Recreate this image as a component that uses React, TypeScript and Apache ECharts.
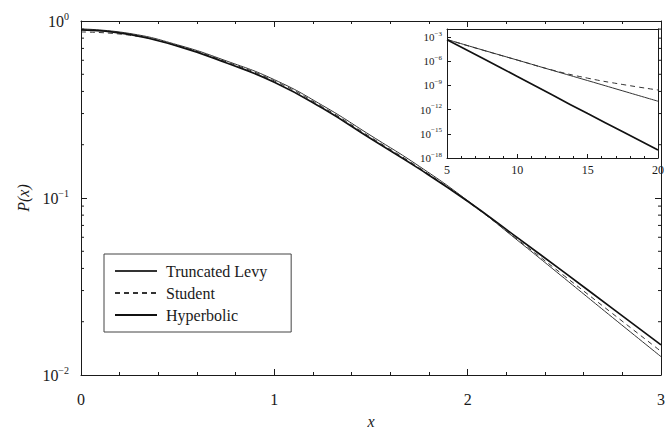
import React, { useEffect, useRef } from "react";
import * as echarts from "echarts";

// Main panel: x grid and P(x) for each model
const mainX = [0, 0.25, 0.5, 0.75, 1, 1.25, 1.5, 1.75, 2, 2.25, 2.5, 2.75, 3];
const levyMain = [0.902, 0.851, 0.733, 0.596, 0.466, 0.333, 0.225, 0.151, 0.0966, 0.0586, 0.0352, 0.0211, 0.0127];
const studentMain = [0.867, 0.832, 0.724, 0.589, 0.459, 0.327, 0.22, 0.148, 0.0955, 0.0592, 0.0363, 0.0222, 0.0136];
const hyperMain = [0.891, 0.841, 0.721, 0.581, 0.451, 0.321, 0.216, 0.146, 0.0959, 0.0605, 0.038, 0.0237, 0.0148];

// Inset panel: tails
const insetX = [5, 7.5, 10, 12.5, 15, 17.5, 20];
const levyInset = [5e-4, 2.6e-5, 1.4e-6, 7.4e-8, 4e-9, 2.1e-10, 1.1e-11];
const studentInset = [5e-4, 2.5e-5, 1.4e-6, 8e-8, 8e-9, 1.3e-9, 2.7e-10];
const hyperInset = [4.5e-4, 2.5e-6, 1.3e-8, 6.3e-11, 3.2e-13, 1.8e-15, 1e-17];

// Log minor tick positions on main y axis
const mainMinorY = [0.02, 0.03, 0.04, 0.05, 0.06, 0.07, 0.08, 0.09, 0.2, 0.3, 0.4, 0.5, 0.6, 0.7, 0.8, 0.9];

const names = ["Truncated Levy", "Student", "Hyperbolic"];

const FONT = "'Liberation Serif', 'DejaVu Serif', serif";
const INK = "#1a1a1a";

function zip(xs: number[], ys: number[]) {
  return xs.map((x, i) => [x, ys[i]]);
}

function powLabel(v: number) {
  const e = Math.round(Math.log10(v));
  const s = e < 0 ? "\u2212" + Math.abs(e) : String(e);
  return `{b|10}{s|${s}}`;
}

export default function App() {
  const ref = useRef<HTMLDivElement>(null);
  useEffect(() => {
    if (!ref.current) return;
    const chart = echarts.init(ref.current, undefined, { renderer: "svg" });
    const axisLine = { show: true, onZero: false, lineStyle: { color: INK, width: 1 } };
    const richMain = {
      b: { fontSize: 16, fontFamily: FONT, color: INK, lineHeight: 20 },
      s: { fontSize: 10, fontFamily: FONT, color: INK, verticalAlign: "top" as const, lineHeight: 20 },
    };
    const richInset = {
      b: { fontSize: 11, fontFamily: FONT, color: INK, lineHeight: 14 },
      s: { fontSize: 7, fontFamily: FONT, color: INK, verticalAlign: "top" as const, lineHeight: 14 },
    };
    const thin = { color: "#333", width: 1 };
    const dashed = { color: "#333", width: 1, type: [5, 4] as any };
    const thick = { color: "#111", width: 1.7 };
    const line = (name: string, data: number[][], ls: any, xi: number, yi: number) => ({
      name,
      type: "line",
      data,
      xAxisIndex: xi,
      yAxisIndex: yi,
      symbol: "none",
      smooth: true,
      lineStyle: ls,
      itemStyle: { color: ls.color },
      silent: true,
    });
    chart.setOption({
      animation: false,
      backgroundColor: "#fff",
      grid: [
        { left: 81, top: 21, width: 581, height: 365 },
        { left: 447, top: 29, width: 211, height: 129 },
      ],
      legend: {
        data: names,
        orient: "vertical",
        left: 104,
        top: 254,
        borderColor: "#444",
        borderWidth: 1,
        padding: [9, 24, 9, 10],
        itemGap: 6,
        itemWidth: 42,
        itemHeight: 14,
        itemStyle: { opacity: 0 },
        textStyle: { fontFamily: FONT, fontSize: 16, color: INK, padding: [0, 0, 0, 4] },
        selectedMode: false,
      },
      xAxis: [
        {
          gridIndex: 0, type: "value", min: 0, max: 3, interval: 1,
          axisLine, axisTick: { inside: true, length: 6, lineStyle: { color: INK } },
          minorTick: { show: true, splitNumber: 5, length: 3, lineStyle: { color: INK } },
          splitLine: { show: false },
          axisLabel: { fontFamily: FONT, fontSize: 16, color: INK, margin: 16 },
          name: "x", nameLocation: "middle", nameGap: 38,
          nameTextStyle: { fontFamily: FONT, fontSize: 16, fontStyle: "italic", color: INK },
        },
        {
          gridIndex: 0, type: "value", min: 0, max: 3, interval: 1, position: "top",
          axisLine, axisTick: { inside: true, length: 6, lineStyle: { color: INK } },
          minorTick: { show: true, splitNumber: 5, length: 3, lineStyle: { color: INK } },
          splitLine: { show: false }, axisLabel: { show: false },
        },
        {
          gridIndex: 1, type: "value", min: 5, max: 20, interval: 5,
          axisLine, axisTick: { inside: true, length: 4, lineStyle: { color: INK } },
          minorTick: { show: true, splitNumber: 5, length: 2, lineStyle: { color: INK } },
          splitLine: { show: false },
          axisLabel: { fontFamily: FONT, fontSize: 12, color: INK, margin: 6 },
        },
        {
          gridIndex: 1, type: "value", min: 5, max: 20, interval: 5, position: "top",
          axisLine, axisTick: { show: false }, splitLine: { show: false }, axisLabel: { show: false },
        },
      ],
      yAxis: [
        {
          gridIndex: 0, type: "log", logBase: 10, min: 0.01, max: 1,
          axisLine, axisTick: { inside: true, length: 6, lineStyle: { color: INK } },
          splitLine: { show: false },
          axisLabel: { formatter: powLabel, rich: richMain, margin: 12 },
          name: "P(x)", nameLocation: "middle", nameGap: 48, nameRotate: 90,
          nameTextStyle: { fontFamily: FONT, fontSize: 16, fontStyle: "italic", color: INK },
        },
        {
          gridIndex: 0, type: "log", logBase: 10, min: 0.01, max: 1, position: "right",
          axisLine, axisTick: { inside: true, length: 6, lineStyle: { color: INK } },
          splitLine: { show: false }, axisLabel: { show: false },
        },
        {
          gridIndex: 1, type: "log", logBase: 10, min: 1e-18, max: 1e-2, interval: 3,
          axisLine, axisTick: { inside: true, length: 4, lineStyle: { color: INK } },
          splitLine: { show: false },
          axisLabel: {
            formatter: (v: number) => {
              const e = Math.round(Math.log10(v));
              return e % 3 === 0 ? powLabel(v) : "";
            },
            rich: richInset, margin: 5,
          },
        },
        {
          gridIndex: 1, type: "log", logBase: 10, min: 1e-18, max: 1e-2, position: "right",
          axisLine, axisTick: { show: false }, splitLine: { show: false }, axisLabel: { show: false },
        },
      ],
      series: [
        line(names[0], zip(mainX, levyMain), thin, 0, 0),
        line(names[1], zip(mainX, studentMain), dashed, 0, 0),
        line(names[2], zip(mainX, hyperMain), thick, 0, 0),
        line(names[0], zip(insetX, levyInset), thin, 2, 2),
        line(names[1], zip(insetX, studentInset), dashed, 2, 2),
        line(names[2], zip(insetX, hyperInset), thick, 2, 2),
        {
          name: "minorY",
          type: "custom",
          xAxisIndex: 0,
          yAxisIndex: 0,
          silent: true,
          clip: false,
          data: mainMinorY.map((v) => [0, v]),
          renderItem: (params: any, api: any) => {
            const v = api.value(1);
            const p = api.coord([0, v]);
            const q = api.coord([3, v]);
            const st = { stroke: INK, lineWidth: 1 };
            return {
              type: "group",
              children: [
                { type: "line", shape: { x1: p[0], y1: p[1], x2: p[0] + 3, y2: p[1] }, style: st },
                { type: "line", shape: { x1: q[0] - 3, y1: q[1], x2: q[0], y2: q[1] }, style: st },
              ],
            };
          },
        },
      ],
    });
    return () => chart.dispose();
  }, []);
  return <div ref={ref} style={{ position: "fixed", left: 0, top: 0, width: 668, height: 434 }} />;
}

━━━━━━━━━━━━━━━━━━━━━━━━━━━━━━

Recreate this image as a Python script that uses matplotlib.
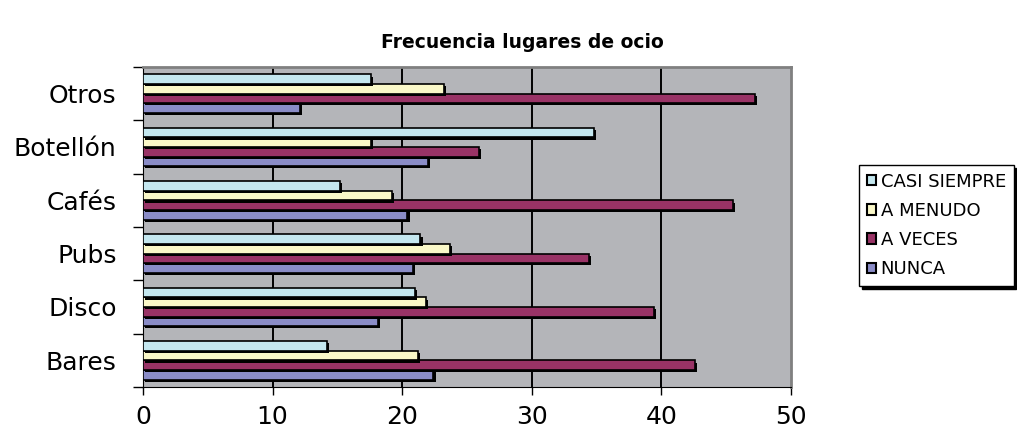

━━━━━━━━━━━━━━━━━━━━━━━━━━━━━━

◆ Written request ◆
Leave the pictures out and copy exactly the lines from the one with "Recreate this image as a component" through the one with "import * as", nothing more.

◆ Solved exercise ◆
Recreate this image as a component that uses React, TypeScript and Apache ECharts.
import React, { useEffect, useRef } from "react";
import * as echarts from "echarts";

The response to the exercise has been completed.